* PROBLEM DETAILS:
Reproduce all the material exactly, minus any pictures it holds.

************

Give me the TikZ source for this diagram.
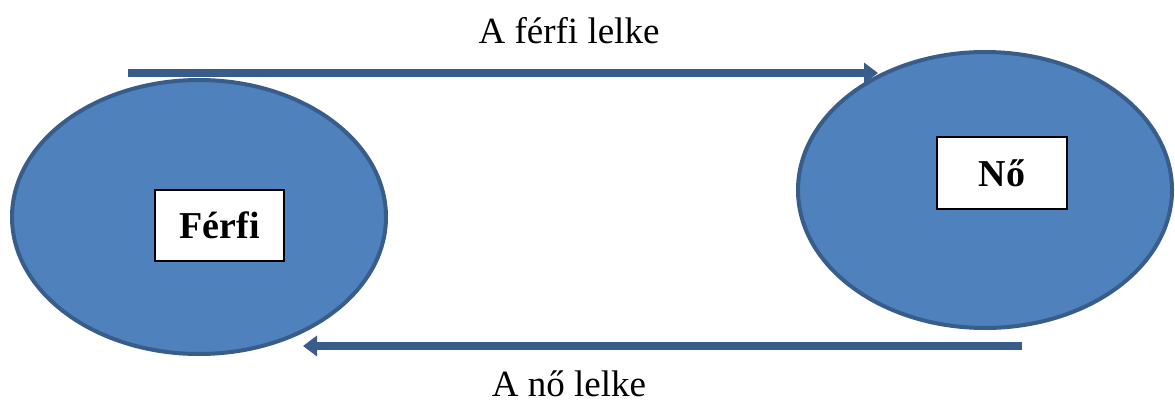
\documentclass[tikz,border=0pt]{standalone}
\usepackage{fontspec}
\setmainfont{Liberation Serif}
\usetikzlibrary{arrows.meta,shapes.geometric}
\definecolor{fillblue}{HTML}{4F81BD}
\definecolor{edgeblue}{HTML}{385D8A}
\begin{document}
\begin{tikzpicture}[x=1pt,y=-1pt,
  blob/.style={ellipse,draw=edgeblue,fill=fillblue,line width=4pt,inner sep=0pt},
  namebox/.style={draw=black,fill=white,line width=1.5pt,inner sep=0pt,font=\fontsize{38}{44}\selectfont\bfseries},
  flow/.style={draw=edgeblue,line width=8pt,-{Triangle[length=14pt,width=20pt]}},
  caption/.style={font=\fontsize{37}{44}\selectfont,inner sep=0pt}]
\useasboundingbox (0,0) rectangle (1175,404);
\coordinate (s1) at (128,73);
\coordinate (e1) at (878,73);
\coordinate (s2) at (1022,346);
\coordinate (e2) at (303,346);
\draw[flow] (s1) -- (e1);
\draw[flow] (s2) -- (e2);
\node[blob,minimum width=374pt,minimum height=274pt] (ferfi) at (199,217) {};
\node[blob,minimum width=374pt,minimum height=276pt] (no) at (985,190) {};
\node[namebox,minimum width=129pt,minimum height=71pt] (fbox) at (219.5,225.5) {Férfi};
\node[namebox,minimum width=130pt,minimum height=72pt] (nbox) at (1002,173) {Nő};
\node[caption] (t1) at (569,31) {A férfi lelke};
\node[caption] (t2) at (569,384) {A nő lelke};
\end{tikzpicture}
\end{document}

************

* SOLUTION TO THIS EXERCISE:
Give me the TikZ source for this diagram.
\documentclass[tikz,border=0pt]{standalone}
\usepackage{fontspec}
\setmainfont{Liberation Serif}
\usetikzlibrary{arrows.meta,shapes.geometric}
\definecolor{fillblue}{HTML}{4F81BD}
\definecolor{edgeblue}{HTML}{385D8A}
\begin{document}
\begin{tikzpicture}[x=1pt,y=-1pt,
  blob/.style={ellipse,draw=edgeblue,fill=fillblue,line width=4pt,inner sep=0pt},
  namebox/.style={draw=black,fill=white,line width=1.5pt,inner sep=0pt,font=\fontsize{38}{44}\selectfont\bfseries},
  flow/.style={draw=edgeblue,line width=8pt,-{Triangle[length=14pt,width=20pt]}},
  caption/.style={font=\fontsize{37}{44}\selectfont,inner sep=0pt}]
\useasboundingbox (0,0) rectangle (1175,404);
\coordinate (s1) at (128,73);
\coordinate (e1) at (878,73);
\coordinate (s2) at (1022,346);
\coordinate (e2) at (303,346);
\draw[flow] (s1) -- (e1);
\draw[flow] (s2) -- (e2);
\node[blob,minimum width=374pt,minimum height=274pt] (ferfi) at (199,217) {};
\node[blob,minimum width=374pt,minimum height=276pt] (no) at (985,190) {};
\node[namebox,minimum width=129pt,minimum height=71pt] (fbox) at (219.5,225.5) {Férfi};
\node[namebox,minimum width=130pt,minimum height=72pt] (nbox) at (1002,173) {Nő};
\node[caption] (t1) at (569,31) {A férfi lelke};
\node[caption] (t2) at (569,384) {A nő lelke};
\end{tikzpicture}
\end{document}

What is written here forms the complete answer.